Space tourism company Virgin Galactic Holdings Inc. is launching its first private space flight Thursday morning. The flight, called "Galactic 02," will carry three paying customers from Spaceport America in New Mexico to the edge of space.
Entrepreneur and health and wellness coach Keisha Schahaff and her daughter Anastatia Mayers -- along with former Olympian Jon Goodwin -- will be passengers aboard spaceplane VSS Unity while it's attached to the wing of the mothership called VMS Eve.
Around 40,000 feet, VMS Eve, will detach from the mothership, firing its rockets, propelling it more than 50 miles above Earth's surface -- the altitude the US government considers space.
Virgin Galactic's live stream begins around 1100 ET. The flight's launch time has yet to be disclosed.
In the early days, Virgin Galactic was selling tickets to space for $200,000 per seat, then $250,000. Tickets were recently reopened after sales were halted following the 2014 crash of a Virgin Galactic spaceplane during a test flight. Tickets are now upwards of $450,000 per seat.

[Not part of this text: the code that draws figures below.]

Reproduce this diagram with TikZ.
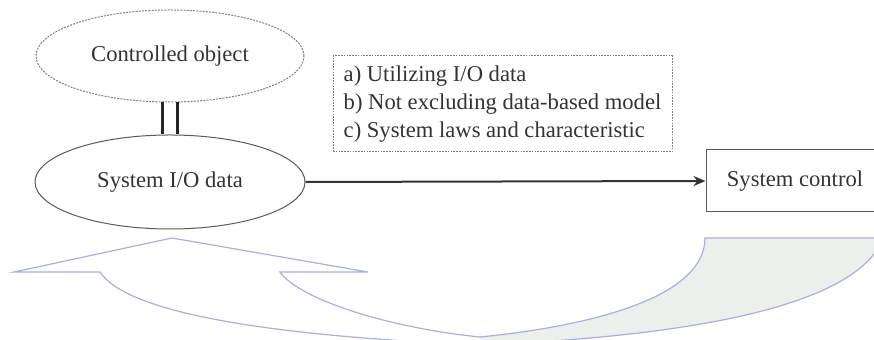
\documentclass[tikz,border=0pt]{standalone}
\usepackage{fontspec}
\setmainfont{Liberation Serif}
\usetikzlibrary{shapes.geometric,arrows.meta}
\definecolor{txt}{HTML}{333333}
\definecolor{edge}{HTML}{5A5A5A}
\definecolor{lav}{HTML}{A9AFE0}
\definecolor{bandfill}{HTML}{ECEFEB}
\tikzset{
  lbl/.style={font=\fontsize{11.3}{14}\selectfont, text=txt},
  ell/.style={ellipse, draw=edge, line width=0.5pt, inner sep=0pt, lbl},
  dotell/.style={ell, draw=gray, dash pattern=on 1pt off 0.6pt},
  notebox/.style={draw=gray, dash pattern=on 0.8pt off 0.6pt, line width=0.5pt, lbl, align=left, minimum width=169.5pt, minimum height=48pt, inner sep=0pt},
  ctrlbox/.style={draw=edge, line width=0.5pt, lbl, minimum width=89pt, minimum height=31pt, inner sep=0pt},
  twin/.style={line width=1.4pt, black!85},
  flow/.style={line width=1pt, black!80, -{Stealth[length=6pt, width=5pt]}},
  band/.style={draw=lav, line width=0.6pt, line join=miter}
}
\begin{document}
\begin{tikzpicture}[x=0.5pt, y=-0.5pt]
\useasboundingbox (0,0) rectangle (874,340);
\clip (0,0) rectangle (874,340);
% bottom curved arrow band
\fill[bandfill] (705,238) -- (880,238) -- (880,245)
  .. controls (850,300) and (720,335) .. (480,345)
  -- (480,337) .. controls (600,325) and (705,295) .. (705,238) -- cycle;
\draw[band] (880,245) .. controls (850,300) and (720,335) .. (480,345);
\draw[band] (480,337) .. controls (600,325) and (705,295) .. (705,238) -- (880,238);
\draw[band] (480,337) .. controls (390,328) and (300,300) .. (280,272)
  -- (368,272) -- (172,238) -- (14,272) -- (100,272)
  .. controls (125,310) and (250,335) .. (480,345);
% nodes
\node[dotell, minimum width=134pt, minimum height=46pt] (co) at (170,56) {Controlled object};
\node[ell, minimum width=135pt, minimum height=47pt] (io) at (170,182) {System I/O data};
\node[notebox] (nb) at (502.5,104) {a) Utilizing I/O data\\ b) Not excluding data-based model\\ c) System laws and characteristic};
\node[ctrlbox] (sc) at (795,181) {System control};
% connectors
\draw[twin] ([xshift=-3.6pt]co.south) -- ([xshift=-3.6pt]io.north);
\draw[twin] ([xshift=3.9pt]co.south) -- ([xshift=3.9pt]io.north);
\draw[flow] (io.east) -- (sc.west);
\end{tikzpicture}
\end{document}
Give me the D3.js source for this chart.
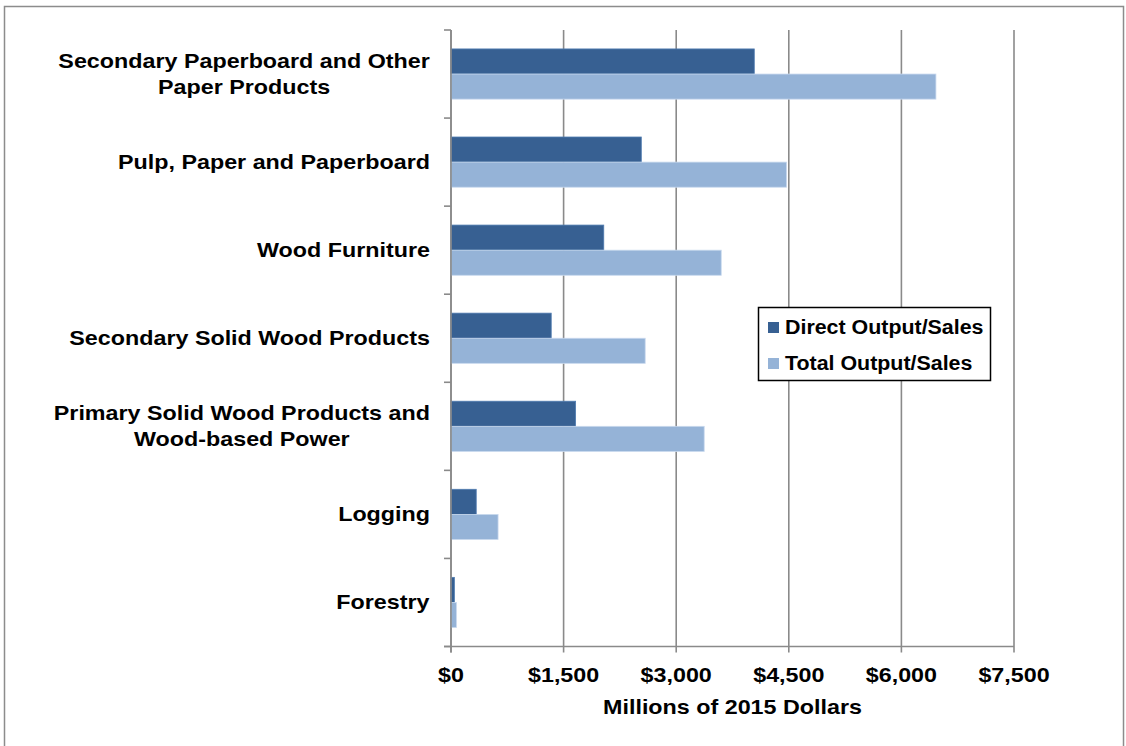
<!DOCTYPE html>
<html>
<head>
<meta charset="utf-8">
<script src="https://cdn.jsdelivr.net/npm/d3@7"></script>
<style>
  html, body { margin: 0; padding: 0; background: #fff; }
  svg { display: block; }
  text { font-family: "Liberation Sans", Arial, sans-serif; font-weight: bold; fill: #000; }
</style>
</head>
<body>
<svg id="chart" width="1126" height="746"></svg>
<script>
// Forest products sectors, top to bottom
const categories = [
  ["Secondary Paperboard and Other", "Paper Products"],
  ["Pulp, Paper and Paperboard"],
  ["Wood Furniture"],
  ["Secondary Solid Wood Products"],
  ["Primary Solid Wood Products and", "Wood-based Power"],
  ["Logging"],
  ["Forestry"]
];
const seriesNames = ["Direct Output/Sales", "Total Output/Sales"];
// Millions of 2015 dollars
const directOutput = [4040, 2535, 2035, 1335, 1660, 336, 45];
const totalOutput  = [6460, 4470, 3600, 2587, 3373, 627, 72];
const xTicks = [0, 1500, 3000, 4500, 6000, 7500];
const xTitle = "Millions of 2015 Dollars";

const colors = ["#376092", "#95b3d7"];
const stretch = 1.165;        // wide bold lettering
const svg = d3.select("#chart");

// outer chart frame
svg.append("rect")
  .attr("x", 4.5).attr("y", 6.5)
  .attr("width", 1119).attr("height", 760)
  .attr("fill", "none").attr("stroke", "#8c8c8c").attr("stroke-width", 1.5);

const plot = { left: 451, right: 1014, top: 30, bottom: 646.5 };

const x = d3.scaleLinear().domain([0, 7500]).range([plot.left, plot.right]);
const y = d3.scaleBand()
  .domain(d3.range(categories.length))
  .range([plot.top, plot.bottom])
  .paddingInner(0.43).paddingOuter(0.215);
const ySub = d3.scaleBand().domain([0, 1]).range([0, y.bandwidth()]);
const yEdge = d3.scaleBand().domain(d3.range(categories.length)).range([plot.top, plot.bottom]);

// vertical gridlines (also extend below the axis as tick marks)
svg.append("g").selectAll("line").data(xTicks).join("line")
  .attr("x1", d => x(d)).attr("x2", d => x(d))
  .attr("y1", plot.top).attr("y2", plot.bottom + 6)
  .attr("stroke", "#8a8a8a").attr("stroke-width", 1.6);

// bars
const rows = categories.map((c, i) => ({ i, vals: [directOutput[i], totalOutput[i]] }));
const g = svg.append("g");
rows.forEach(r => {
  r.vals.forEach((v, s) => {
    g.append("rect")
      .attr("x", x(0))
      .attr("y", y(r.i) + ySub(s))
      .attr("width", x(v) - x(0))
      .attr("height", ySub.bandwidth())
      .attr("fill", colors[s])
      .attr("stroke", s === 0 ? "#4f7bb0" : "#c9d9ee")
      .attr("stroke-width", 0.8);
  });
});

// left category axis line with ticks between categories
svg.append("line")
  .attr("x1", plot.left).attr("x2", plot.left)
  .attr("y1", plot.top).attr("y2", plot.bottom + 6)
  .attr("stroke", "#8a8a8a").attr("stroke-width", 1.6);
const edges = d3.range(categories.length + 1).map(i => i < categories.length ? yEdge(i) : plot.bottom);
svg.append("g").selectAll("line").data(edges).join("line")
  .attr("x1", plot.left - 7).attr("x2", plot.left)
  .attr("y1", d => d).attr("y2", d => d)
  .attr("stroke", "#8a8a8a").attr("stroke-width", 1.6);

// bottom axis line
svg.append("line")
  .attr("x1", plot.left - 7).attr("x2", plot.right)
  .attr("y1", plot.bottom).attr("y2", plot.bottom)
  .attr("stroke", "#8a8a8a").attr("stroke-width", 1.6);

// x tick labels
const fmt = d3.format(",");
svg.append("g").selectAll("text").data(xTicks).join("text")
  .attr("transform", d => `translate(${x(d)},682) scale(${stretch},1)`)
  .attr("text-anchor", "middle")
  .style("font-size", "20px")
  .text(d => "$" + fmt(d));

// x axis title
svg.append("text")
  .attr("transform", `translate(${(plot.left + plot.right) / 2},714) scale(${stretch},1)`)
  .attr("text-anchor", "middle")
  .style("font-size", "20px")
  .text(xTitle);

// category labels: centered block, right edge at the axis gutter
const labelG = svg.append("g");
categories.forEach((lines, i) => {
  const cy = yEdge(i) + yEdge.bandwidth() / 2;
  const lh = 26;
  const t = labelG.append("text")
    .attr("text-anchor", "middle")
    .style("font-size", "20px");
  lines.forEach((ln, k) => {
    t.append("tspan")
      .attr("x", 0)
      .attr("y", cy + 6.5 + (k - (lines.length - 1) / 2) * lh)
      .text(ln);
  });
  // align block so its widest line ends at x = 430
  const w = t.node().getBBox().width * stretch;
  t.attr("transform", `translate(${430 - w / 2},0) scale(${stretch},1)`);
});

// legend
const lg = svg.append("g");
lg.append("rect")
  .attr("x", 758.5).attr("y", 307.5).attr("width", 232).attr("height", 73)
  .attr("fill", "#fff").attr("stroke", "#000").attr("stroke-width", 1.5);
seriesNames.forEach((name, s) => {
  const cy = 327.5 + s * 36;
  lg.append("rect")
    .attr("x", 768).attr("y", cy - 5.5).attr("width", 11).attr("height", 11)
    .attr("fill", colors[s]);
  lg.append("text")
    .attr("transform", `translate(785,${cy + 6.5}) scale(1.07,1)`)
    .style("font-size", "20px")
    .text(name);
});
</script>
</body>
</html>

"Galactic 02 is going to set the stage for a new era of suborbital human spaceflight that will dramatically broaden access to space for private individuals," CEO Michael Colglazier told investors during a conference call last week.
Bloomberg noted a "backlog of roughly 800 ticket holders who have been waiting" for the suborbital joyride.
Last month, the space tourism company launched its first commercial flight called "Galactic 01."
Access to space costs only as much as the average single-family US home.